There was construction at two bridges leading up to the Flaming Gorge dam, and Matt had to wait at one of the traffic lights controlling one-way sections of the road. Corrigan suddenly asked what number the trail had (it is FR 610) and said he saw the tiny white sign with that road number to the right of the road where we were stopped in traffic. Matt would have missed it if it wasn’t for Corrigan spotting the sign! So Matt turned onto the trail and left the construction gridlock.
As Matt went up the steep hill at the start of Red Canyon Ridge, it started to rain. Well, drizzle and rain a bit. But we could still take in all the views going up. The trees didn’t form a thick forest. In fact, there were very many signs of previous fires or lightening strikes interspersed all over the area. We were trying to figure it if there had been one big fire or many individual small ones.
After some time, the trail started going downhill towards the northeast, and by this time the sun was starting to come out.
After the downhill section, Matt came up to small heavily treed canyon that had a sign that read the road is closed from August 15th to November 15th for big game protection. The gate was open to vehicles on that day, so Matt continued on. The trail was still around 3.5 miles longer after the gate.

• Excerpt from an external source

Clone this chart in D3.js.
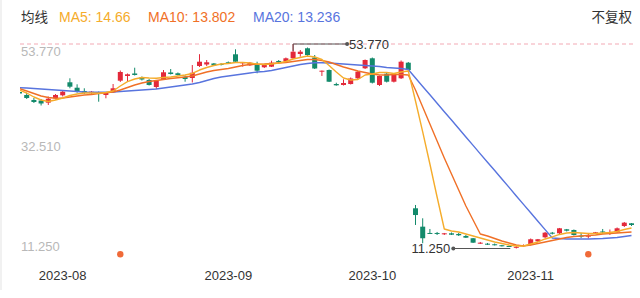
<!DOCTYPE html>
<html><head><meta charset="utf-8">
<script src="https://cdn.jsdelivr.net/npm/d3@7"></script>
<style>
html,body{margin:0;padding:0;background:#fff;}
svg{display:block;font-family:"Helvetica Neue",Arial,"Liberation Sans","Noto Sans CJK SC",sans-serif;}
</style></head>
<body><svg id="c" width="640" height="298"></svg>
<script>
// ---- data ----
const openP = [43.79,43.17,42.13,42.02,41.57,42.48,43.10,45.81,44.68,44.00,43.52,43.73,43.17,43.73,46.14,47.12,47.64,46.85,46.29,44.83,46.49,47.85,47.68,46.97,46.70,49.20,49.51,49.72,49.61,49.97,51.63,49.76,49.34,49.40,48.93,49.05,50.24,50.17,50.80,51.69,52.88,50.96,48.01,48.36,45.45,45.25,45.45,46.64,48.72,50.80,45.25,47.59,45.93,46.64,49.88,19.61,15.79,14.48,14.48,14.23,14.41,14.27,13.85,13.38,12.25,12.25,12.13,11.92,11.77,11.39,11.77,11.98,12.75,13.58,14.54,14.41,15.24,15.10,13.92,13.79,14.41,14.79,14.56,14.62,15.93,16.49];
const closeP = [43.48,42.54,41.71,41.40,42.40,43.17,43.85,44.89,43.85,43.65,43.85,43.37,43.65,44.56,47.95,47.47,47.33,46.39,45.25,46.14,47.89,47.53,47.33,46.49,47.80,50.09,49.97,49.34,49.45,49.78,50.09,49.97,49.88,48.22,49.40,49.88,49.97,50.80,52.17,52.17,51.48,48.68,48.22,45.93,45.18,45.66,46.60,48.01,50.44,45.72,47.12,45.93,47.39,50.09,48.36,18.21,13.38,14.33,14.33,14.41,14.12,14.00,13.50,12.46,12.46,12.13,11.98,11.77,11.63,11.60,11.98,13.17,13.17,14.54,14.33,15.45,14.95,14.06,13.79,13.92,14.62,14.69,14.69,15.45,16.62,16.14];
const highP = [44.00,43.58,42.54,42.34,42.86,43.37,44.10,46.64,45.39,44.56,44.00,43.89,43.79,45.45,48.26,47.64,48.84,47.01,46.49,46.29,48.36,48.57,47.85,47.22,49.40,51.65,50.44,49.82,49.82,50.13,52.67,50.03,50.03,50.09,49.61,50.30,50.44,50.96,53.77,52.52,53.04,51.48,48.26,48.47,45.72,46.43,46.81,48.16,50.55,50.96,47.22,47.74,47.53,50.34,50.03,20.30,17.53,15.31,14.69,14.48,14.58,14.48,14.06,13.44,12.61,12.40,12.29,11.98,11.88,11.77,12.09,13.33,13.23,14.69,14.69,15.52,15.31,15.20,14.48,14.48,14.69,15.31,15.20,15.62,16.76,16.55];
const lowP = [43.17,42.34,41.50,40.98,41.09,42.23,42.86,44.56,43.65,43.37,43.31,41.77,42.48,43.58,45.87,45.93,47.22,46.18,45.14,44.41,46.29,47.43,47.22,45.93,45.77,48.99,49.20,49.20,49.30,49.61,49.82,49.05,49.20,47.68,48.78,48.99,49.72,50.03,50.65,51.13,51.28,48.57,47.12,45.87,45.10,45.14,45.35,46.49,48.57,45.56,45.04,45.77,45.77,46.49,48.26,16.14,12.34,14.27,14.06,14.06,14.06,13.85,13.44,12.40,12.19,11.98,11.88,11.67,11.56,11.25,11.67,11.88,12.61,13.44,14.17,14.27,14.79,13.95,13.44,13.33,14.27,14.27,14.06,14.48,15.72,15.93];

const ma5 = [44.21,43.58,42.75,42.13,41.81,42.13,42.54,43.06,43.37,43.58,43.58,43.52,43.69,44.00,45.04,45.93,46.49,46.81,46.70,46.64,46.81,46.91,47.12,47.33,47.64,48.36,48.89,49.30,49.61,49.72,49.92,49.92,49.82,49.61,49.51,49.61,49.82,50.13,50.65,50.96,51.28,51.07,50.55,49.30,47.95,46.70,46.29,46.39,47.33,47.53,47.85,47.85,47.64,47.95,48.16,41.92,35.48,28.82,21.96,15.31,14.89,14.69,14.27,13.85,13.44,13.02,12.61,12.29,11.98,11.77,11.77,12.19,12.61,13.23,13.65,14.17,14.48,14.58,14.48,14.38,14.38,14.48,14.58,14.79,15.20,15.52];
const ma10 = [44.52,44.00,43.48,42.96,42.65,42.48,42.54,42.75,42.96,43.17,43.27,43.48,43.63,43.79,44.21,44.73,45.25,45.66,45.97,46.18,46.39,46.60,46.74,46.91,47.12,47.53,47.95,48.26,48.47,48.68,48.99,49.30,49.51,49.55,49.61,49.72,49.82,49.92,50.13,50.34,50.55,50.55,50.34,50.03,49.51,48.99,48.57,48.16,47.85,47.53,47.33,47.33,47.43,47.43,47.33,44.21,40.67,37.14,33.60,30.07,26.74,23.42,20.09,17.18,14.27,13.85,13.33,12.81,12.40,11.98,11.77,11.98,12.29,12.61,12.92,13.23,13.54,13.75,13.85,13.96,14.06,14.27,14.38,14.48,14.58,14.69];
const ma20 = [44.69,44.62,44.52,44.41,44.31,44.21,44.10,44.00,43.89,43.79,43.73,43.73,43.73,43.79,43.89,44.00,44.10,44.21,44.31,44.41,44.62,44.83,45.04,45.25,45.45,45.77,46.18,46.60,46.91,47.12,47.33,47.53,47.74,47.95,48.05,48.26,48.57,48.89,49.20,49.51,49.72,49.86,49.86,49.82,49.72,49.61,49.51,49.40,49.30,49.20,49.09,48.89,48.78,48.68,48.47,46.70,44.95,43.22,41.44,39.70,37.98,36.21,34.43,32.70,30.93,29.19,27.46,25.71,23.95,22.16,20.42,18.69,16.92,15.18,13.44,13.33,13.23,13.23,13.23,13.23,13.27,13.33,13.44,13.54,13.75,13.96];

const yTicks = [53.77, 32.51, 11.25];
const xTickIndex = [6, 29, 49, 71];
const xTickLabels = ["2023-08", "2023-09", "2023-10", "2023-11"];
const markerIndex = [14, 79];
const legendItems = [
  {label: "MA5: 14.66", key: "ma5"},
  {label: "MA10: 13.802", key: "ma10"},
  {label: "MA20: 13.236", key: "ma20"}
];
const maxValue = 53.77, minValue = 11.25;

// ---- drawing ----
const colors = {ma5: "#f5ac2b", ma10: "#f07027", ma20: "#5874de", up: "#e3293a", down: "#138a6b"};
const N = openP.length;
const svg = d3.select("#c");
const x = d3.scaleLinear().domain([0, N - 1]).range([19.5, 631.5]);
const y = d3.scaleLinear().domain([11.25, 53.77]).range([248.5, 44]);

// faint card edge
svg.append("line").attr("x1", 1).attr("x2", 1).attr("y1", 0).attr("y2", 290).attr("stroke", "#f1f1f1").attr("stroke-width", 2);

// legend
const lg = svg.append("g").attr("font-size", 14);
lg.append("text").attr("x", 21).attr("y", 21.5).attr("fill", "#333").attr("font-family", "'Noto Sans CJK SC',sans-serif").attr("font-size", 13.5).text("均线");
const lx = [59, 148, 253];
legendItems.forEach((d, i) => {
  lg.append("text").attr("x", lx[i]).attr("y", 21.5).attr("fill", colors[d.key]).text(d.label);
});
lg.append("text").attr("x", 632).attr("y", 21.5).attr("text-anchor", "end").attr("fill", "#333")
  .attr("font-family", "'Noto Sans CJK SC',sans-serif").attr("font-size", 13.5).text("不复权");

// max dashed line
svg.append("line").attr("x1", 20).attr("x2", 633).attr("y1", y(maxValue)).attr("y2", y(maxValue))
  .attr("stroke", "#f3a9b4").attr("stroke-width", 1).attr("stroke-dasharray", "4,3");

// y labels
const fmt = d3.format(".3f");
svg.append("g").selectAll("text").data(yTicks).join("text")
  .attr("x", 21).attr("y", (d, i) => y(d) + [12, 5, 2][i])
  .attr("fill", "#b8b8b8").attr("font-size", 13).text(d => fmt(d));

// x labels
svg.append("g").selectAll("text").data(xTickIndex).join("text")
  .attr("x", d => x(d)).attr("y", 280).attr("text-anchor", "middle")
  .attr("fill", "#333").attr("font-size", 13).text((d, i) => xTickLabels[i]);

// plot area
svg.append("clipPath").attr("id", "clip").append("rect").attr("x", 20).attr("y", 30).attr("width", 616).attr("height", 230);
const plot = svg.append("g").attr("clip-path", "url(#clip)");

const idx = d3.range(N);
const cg = plot.append("g");
const col = i => closeP[i] >= openP[i] ? colors.up : colors.down;
cg.selectAll("line.w").data(idx).join("line").attr("class", "w")
  .attr("x1", i => x(i)).attr("x2", i => x(i))
  .attr("y1", i => y(highP[i])).attr("y2", i => y(lowP[i]))
  .attr("stroke", col).attr("stroke-width", 1);
cg.selectAll("rect").data(idx).join("rect")
  .attr("x", i => x(i) - 2.5).attr("width", 5)
  .attr("y", i => y(Math.max(openP[i], closeP[i])))
  .attr("height", i => Math.max(1, Math.abs(y(openP[i]) - y(closeP[i]))))
  .attr("fill", col);

const line = arr => d3.line().x((d, i) => x(i)).y(d => y(d))(arr);
[["ma20", ma20], ["ma10", ma10], ["ma5", ma5]].forEach(([k, arr]) => {
  plot.append("path").attr("d", line(arr)).attr("fill", "none")
    .attr("stroke", colors[k]).attr("stroke-width", 1.4).attr("stroke-linejoin", "round");
});

// max annotation
const iMax = highP.indexOf(maxValue);
const ax = x(iMax), ay = y(maxValue);
svg.append("path").attr("d", `M${ax},${ay + 7}V${ay}H${ax + 54}`).attr("fill", "none").attr("stroke", "#555").attr("stroke-width", 1);
svg.append("circle").attr("cx", ax + 54).attr("cy", ay).attr("r", 2).attr("fill", "#555");
svg.append("text").attr("x", ax + 56).attr("y", ay + 4.5).attr("fill", "#333").attr("font-size", 13).text(fmt(maxValue));

// min annotation
const iMin = lowP.indexOf(minValue);
const bx = x(iMin), by = y(minValue);
svg.append("line").attr("x1", bx - 6).attr("x2", bx - 63).attr("y1", by).attr("y2", by).attr("stroke", "#555");
svg.append("circle").attr("cx", bx - 63).attr("cy", by).attr("r", 2).attr("fill", "#555");
svg.append("text").attr("x", bx - 66).attr("y", by + 4.5).attr("text-anchor", "end").attr("fill", "#333").attr("font-size", 13).text(fmt(minValue));

// event markers
svg.append("g").selectAll("circle").data(markerIndex).join("circle")
  .attr("cx", i => x(i)).attr("cy", 254.3).attr("r", 3.2).attr("fill", "#f06a38");
</script></body></html>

The creek crossing was fun and was overgrown. After the creek crossing, the trail opened up.
The trail did go up and down hills with breaks of open fields. Soon after leaving the creek area, Dorit quipped “HELLO, BIG GAME!!! COME OUT AND LET US SEE YOU!” and just a minute or so later we came upon the first group of many cattle we would see along this area. It was really funny, but of course not the big game we had been hoping to see.
Near the end of Red Canyon Ridge, Matt came up to tree that fell over the trail, blocking it completely, but someone had cleared away a path around the fallen tree and it was clearly visible that vehicles had passed through there, so he continued on.
At the end of the Red Canyon Ridge trail, Matt stopped for lunch. We were right at “Lowline Trail,” a hiking trail going through these hills east to west. On our maps, it looked like Route 610 would stop at least a few hundred yards before the hiking trail, but we drove right up to it before we turned around for the drive back out. We had a great time on the way out, too, for a great day on the trail.